Mr Justice Stephen Alan Brobbey, a Retired Supreme Court Judge, has advised Ghanaian businesses to strive to put in place good succession plans to sustain their activities.
"Departing from the scene is unavoidable and inevitable," he said, and asked: "Why should a business collapse just because the originator is no more?".
The development, longevity and survival of business entities, he noted, thrived on good succession plans.
Mr Justice Brobbey was delivering a paper at a memorial lecture in Kumasi in honour of the late Opanin John Kwame Bawuah Bonsafo Edusei (1890-1959).
"We should rethink the way businesses are run and plan for the future with purpose."
He explained that world acclaimed multinationals such as Honda, Mercedez, and Ford had survived in a competitive global market for many decades because they put in place well-laid out effective and comprehensive succession plans.
Comparing these with happenings on the local scene, he bemoaned how some successful businesses in Kumasi, Ghana's oldest commercial city, which employed thousands of people, had folded up as they failed to plan ahead of time.
"Where are the businesses? Why are they all now extinct?" Justice Brobbey asked.

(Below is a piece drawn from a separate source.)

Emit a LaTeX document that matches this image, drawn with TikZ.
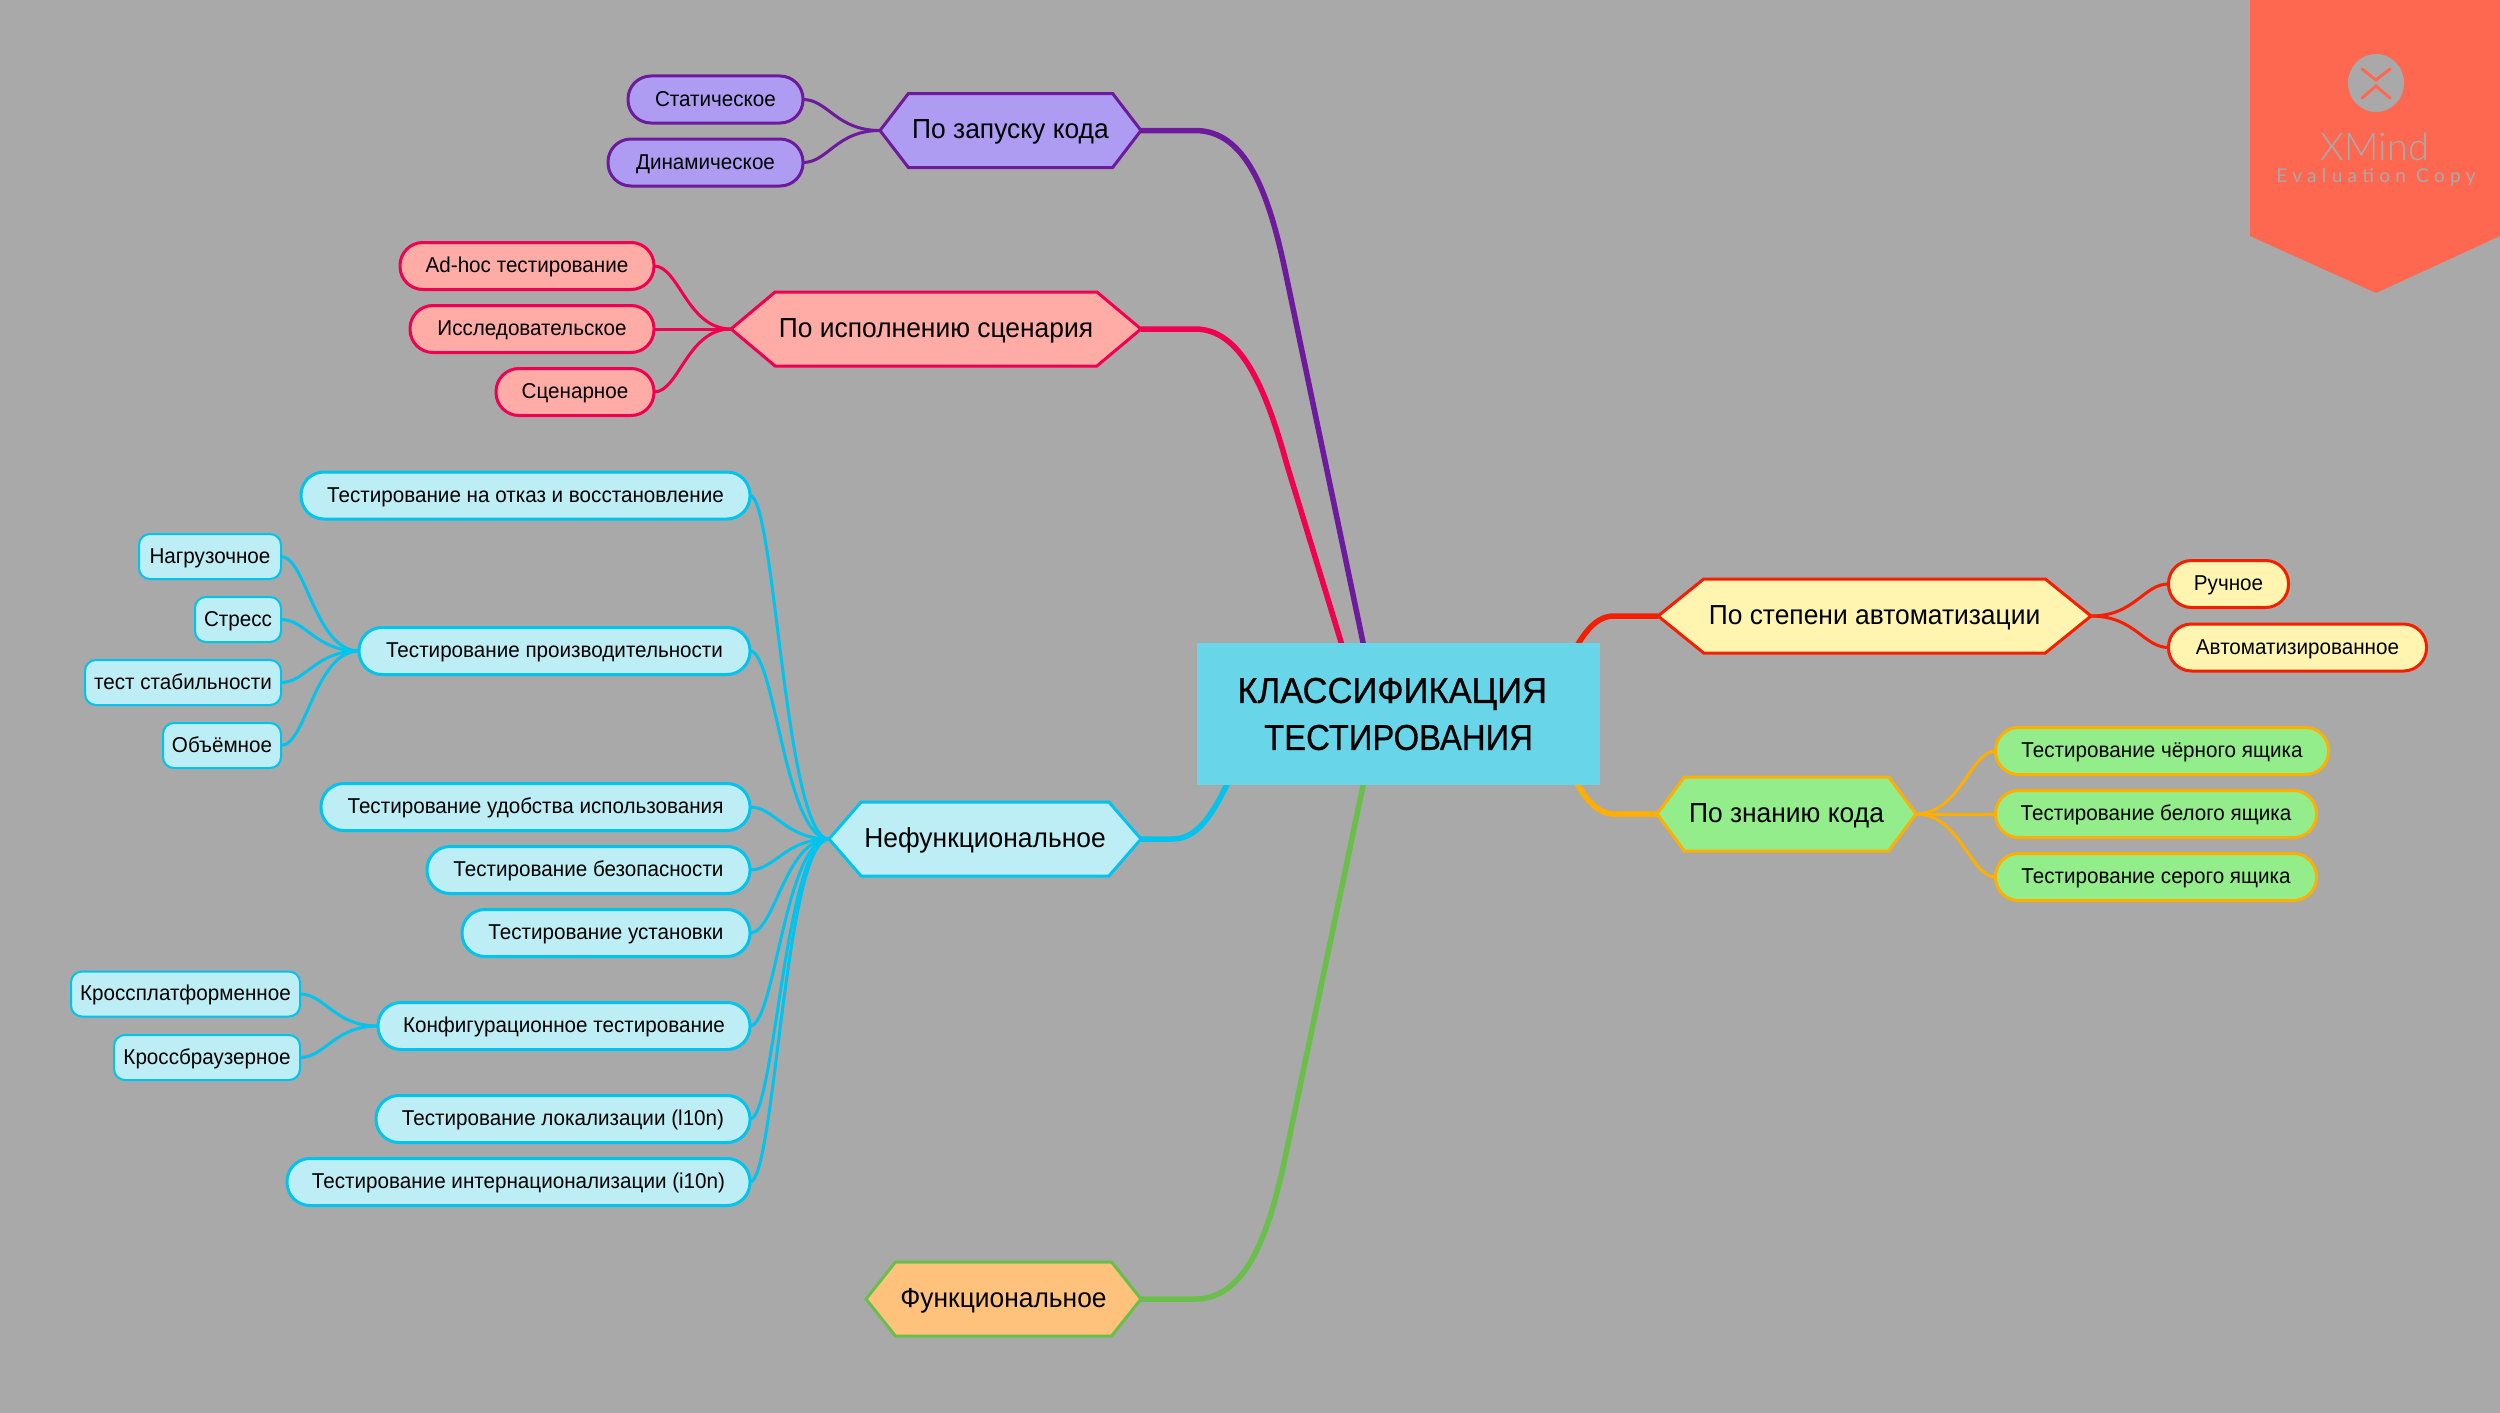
\documentclass[tikz,border=0pt]{standalone}
\usepackage{graphicx}
\usepackage{fontspec}
\setmainfont[FakeStretch=0.96]{Liberation Sans}
\newfontfamily\rootfont[FakeStretch=0.96,FakeBold=0.6]{Liberation Sans}
\newfontfamily\markfont[LetterSpace=28]{Lato}
\newfontfamily\marklogo{Lato Light}
\usetikzlibrary{shapes.symbols,backgrounds}

\definecolor{paper}{HTML}{A9A9A9}
\definecolor{rootfill}{HTML}{68D5E8}
\definecolor{runline}{HTML}{6D1A9C}
\definecolor{runfill}{HTML}{AD9CF2}
\definecolor{scriptline}{HTML}{F0004F}
\definecolor{scriptfill}{HTML}{FFABA6}
\definecolor{nonline}{HTML}{00C4EE}
\definecolor{nonfill}{HTML}{BEEEF5}
\definecolor{funcline}{HTML}{6ABF4B}
\definecolor{funcfill}{HTML}{FFC27C}
\definecolor{autoline}{HTML}{F51F00}
\definecolor{autofill}{HTML}{FFF5B0}
\definecolor{knowline}{HTML}{FFAF00}
\definecolor{knowfill}{HTML}{93ED8A}
\definecolor{banner}{HTML}{FF6850}

\tikzset{
  hexa/.style={signal,signal to=west and east,signal pointer angle=#1,draw,line width=3pt,
    outer sep=0pt,inner sep=0pt,minimum height=74pt,text height=22pt,text depth=6pt,
    font=\fontsize{27.5}{32}\selectfont},
  pill/.style={draw,rounded corners=23pt,line width=3pt,outer sep=0pt,inner sep=0pt,
    minimum height=47pt,text height=18pt,text depth=4.4pt,font=\fontsize{21.5}{25}\selectfont},
  tag/.style={draw,rounded corners=11pt,line width=2pt,outer sep=0pt,inner sep=0pt,
    minimum height=45pt,text height=18pt,text depth=4.4pt,font=\fontsize{21.5}{25}\selectfont},
  branch/.style={line width=5.5pt},
  twigl/.style={line width=3pt,to path={.. controls +(25,0) and +(-44,0) .. (\tikztotarget)}},
  twigr/.style={line width=3pt,to path={.. controls +(44,0) and +(-25,0) .. (\tikztotarget)}}
}

\begin{document}
\begin{tikzpicture}[x=1pt,y=-1pt]
  \useasboundingbox (0,0) rectangle (2500,1413);

  \node[fill=rootfill,minimum width=403pt,minimum height=142pt,inner sep=0pt,align=center,
    font=\rootfont\fontsize{36}{47}\selectfont] (root) at (1398.5,714) {КЛАССИФИКАЦИЯ~\hspace*{3pt}\\\scalebox{.95}[1]{ТЕСТИРОВАНИЯ}};

  % left top
  \node[hexa=105,draw=runline,fill=runfill,minimum width=261pt] (run) at (1010.5,130.5) {По запуску кода};
  \node[pill,draw=runline,fill=runfill,anchor=east,minimum width=175pt] (run1) at (803,99.5) {Статическое};
  \node[pill,draw=runline,fill=runfill,anchor=east,minimum width=195pt] (run2) at (803,162.5) {Динамическое};

  \node[hexa=80,draw=scriptline,fill=scriptfill,minimum width=410pt] (script) at (936,329) {По исполнению сценария};
  \node[pill,draw=scriptline,fill=scriptfill,anchor=east,minimum width=254pt] (script1) at (654,266) {Ad-hoc тестирование};
  \node[pill,draw=scriptline,fill=scriptfill,anchor=east,minimum width=244pt] (script2) at (654,329) {Исследовательское};
  \node[pill,draw=scriptline,fill=scriptfill,anchor=east,minimum width=158pt] (script3) at (654,392) {Сценарное};

  % left middle
  \node[hexa=98,draw=nonline,fill=nonfill,minimum width=312pt] (non) at (985,839) {Нефункциональное};
  \node[pill,draw=nonline,fill=nonfill,anchor=east,minimum width=449pt] (fail) at (750,495.5) {Тестирование на отказ и восстановление};
  \node[pill,draw=nonline,fill=nonfill,anchor=east,minimum width=391pt] (perf) at (750,651) {Тестирование производительности};
  \node[pill,draw=nonline,fill=nonfill,anchor=east,minimum width=429pt] (usab) at (750,807) {Тестирование удобства использования};
  \node[pill,draw=nonline,fill=nonfill,anchor=east,minimum width=323pt] (secur) at (750,870) {Тестирование безопасности};
  \node[pill,draw=nonline,fill=nonfill,anchor=east,minimum width=288pt] (inst) at (750,933) {Тестирование установки};
  \node[pill,draw=nonline,fill=nonfill,anchor=east,minimum width=372pt] (conf) at (750,1026) {Конфигурационное тестирование};
  \node[pill,draw=nonline,fill=nonfill,anchor=east,minimum width=374pt] (loc) at (750,1119) {Тестирование локализации (l10n)};
  \node[pill,draw=nonline,fill=nonfill,anchor=east,minimum width=463pt] (intl) at (750,1182) {Тестирование интернационализации (i10n)};

  \node[tag,draw=nonline,fill=nonfill,anchor=east,minimum width=142pt] (load) at (281,556.5) {Нагрузочное};
  \node[tag,draw=nonline,fill=nonfill,anchor=east,minimum width=86pt] (stress) at (281,619.5) {Стресс};
  \node[tag,draw=nonline,fill=nonfill,anchor=east,minimum width=196pt] (stab) at (281,682.5) {тест стабильности};
  \node[tag,draw=nonline,fill=nonfill,anchor=east,minimum width=118pt] (vol) at (281,745.5) {Объёмное};
  \node[tag,draw=nonline,fill=nonfill,anchor=east,minimum width=229pt] (plat) at (300,994) {Кроссплатформенное};
  \node[tag,draw=nonline,fill=nonfill,anchor=east,minimum width=186pt] (brow) at (300,1057.5) {Кроссбраузерное};

  % left bottom
  \node[hexa=103,draw=funcline,fill=funcfill,minimum width=275pt] (func) at (1003.5,1299) {Функциональное};

  % right
  \node[hexa=78,draw=autoline,fill=autofill,minimum width=433pt] (auto) at (1874.5,616) {По степени автоматизации};
  \node[pill,draw=autoline,fill=autofill,anchor=west,minimum width=120pt] (auto1) at (2168.5,584) {Ручное};
  \node[pill,draw=autoline,fill=autofill,anchor=west,minimum width=258pt] (auto2) at (2168.5,647.5) {Автоматизированное};

  \node[hexa=107,draw=knowline,fill=knowfill,minimum width=259pt] (know) at (1786.5,814) {По знанию кода};
  \node[pill,draw=knowline,fill=knowfill,anchor=west,minimum width=333pt] (know1) at (1995.5,751) {Тестирование чёрного ящика};
  \node[pill,draw=knowline,fill=knowfill,anchor=west,minimum width=321pt] (know2) at (1995.5,814) {Тестирование белого ящика};
  \node[pill,draw=knowline,fill=knowfill,anchor=west,minimum width=321pt] (know3) at (1995.5,877) {Тестирование серого ящика};

  \begin{scope}[on background layer]
    \fill[paper] (0,0) rectangle (2500,1413);

    \coordinate (rootrun) at (1378,714);
    \coordinate (rootscript) at (1363,714);
    \coordinate (rootfunc) at (1378,714);
    \coordinate (rootnon) at (1250,730);
    \coordinate (rootauto) at (1560,680);
    \coordinate (rootknow) at (1560,752);

    \draw[branch,runline] (run.east) -- (1195,130.5) .. controls (1245,130.5) and (1268,190) .. (1285,270) -- (rootrun);
    \draw[branch,scriptline] (script.east) -- (1195,329) .. controls (1240,329) and (1265,385) .. (1287,465) -- (rootscript);
    \draw[branch,nonline] (non.east) -- (1172,839) .. controls (1200,839) and (1218,812) .. (rootnon);
    \draw[branch,funcline] (func.east) -- (1195,1299) .. controls (1245,1299) and (1268,1238) .. (1285,1158) -- (rootfunc);
    \draw[branch,autoline] (auto.west) -- (1614,616) .. controls (1592,616) and (1578,640) .. (rootauto);
    \draw[branch,knowline] (know.west) -- (1614,814) .. controls (1592,814) and (1578,788) .. (rootknow);

    \draw[twigl,runline] (run1.east) to (run.west);
    \draw[twigl,runline] (run2.east) to (run.west);
    \draw[twigl,scriptline] (script1.east) to (script.west);
    \draw[twigl,scriptline] (script2.east) to (script.west);
    \draw[twigl,scriptline] (script3.east) to (script.west);
    \draw[twigl,nonline] (fail.east) to (non.west);
    \draw[twigl,nonline] (perf.east) to (non.west);
    \draw[twigl,nonline] (usab.east) to (non.west);
    \draw[twigl,nonline] (secur.east) to (non.west);
    \draw[twigl,nonline] (inst.east) to (non.west);
    \draw[twigl,nonline] (conf.east) to (non.west);
    \draw[twigl,nonline] (loc.east) to (non.west);
    \draw[twigl,nonline] (intl.east) to (non.west);
    \draw[twigl,nonline] (load.east) to (perf.west);
    \draw[twigl,nonline] (stress.east) to (perf.west);
    \draw[twigl,nonline] (stab.east) to (perf.west);
    \draw[twigl,nonline] (vol.east) to (perf.west);
    \draw[twigl,nonline] (plat.east) to (conf.west);
    \draw[twigl,nonline] (brow.east) to (conf.west);
    \draw[twigr,autoline] (auto.east) to (auto1.west);
    \draw[twigr,autoline] (auto.east) to (auto2.west);
    \draw[twigr,knowline] (know.east) to (know1.west);
    \draw[twigr,knowline] (know.east) to (know2.west);
    \draw[twigr,knowline] (know.east) to (know3.west);
  \end{scope}

  % evaluation mark
  \fill[banner] (2250,0) -- (2500,0) -- (2500,236) -- (2376,293) -- (2250,236) -- cycle;
  \fill[paper] (2376,83) ellipse (28 and 29);
  \draw[banner,line width=3pt,line cap=round] (2362,69) -- (2376,80) -- (2390,69);
  \draw[banner,line width=3pt,line cap=round] (2362,98) -- (2376,86) -- (2390,98);
  \node[paper,font=\marklogo\fontsize{38}{44}\selectfont,inner sep=0pt] (logo) at (2375,147) {XMind};
  \node[paper,font=\markfont\fontsize{19}{23}\selectfont,inner sep=0pt] (copy) at (2376,177) {Evaluation Copy};
\end{tikzpicture}
\end{document}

He indicated that some of those business ventures had been embroiled in what he described as needless litigation over the right to those property, following the passing on of the originators.
Mr Justice Brobbey drew attention to the need for the passage by holders of firms, a clear understanding of what they stood for and the policy direction of their businesses even after they exited the scene.
This, he noted, could not be downplayed if local businesses were to survive the test of time devoid of unnecessary tension, sabotage and litigation - the cause for the collapse of most Ghanaian business ventures.
The memorial lecture, held on the theme: "Advancing Education and Business," was to mark the 60th Anniversary of the passing on of Opanin Bawuah Bonsafo Edusei, the foremost Asante indigene to be formally educated outside the Oyoko Royals of the Asante Kingdom.
Described as a dynamic and visionary leader, he became a private businessman, merchant, cocoa buyer/broker, and later added mining to his vast business empire.
"As one of the wisest men of his era, Opanin John was widely and frequently consulted on various matters and areas by traditional authorities for many years," a tribute read in his honour stated.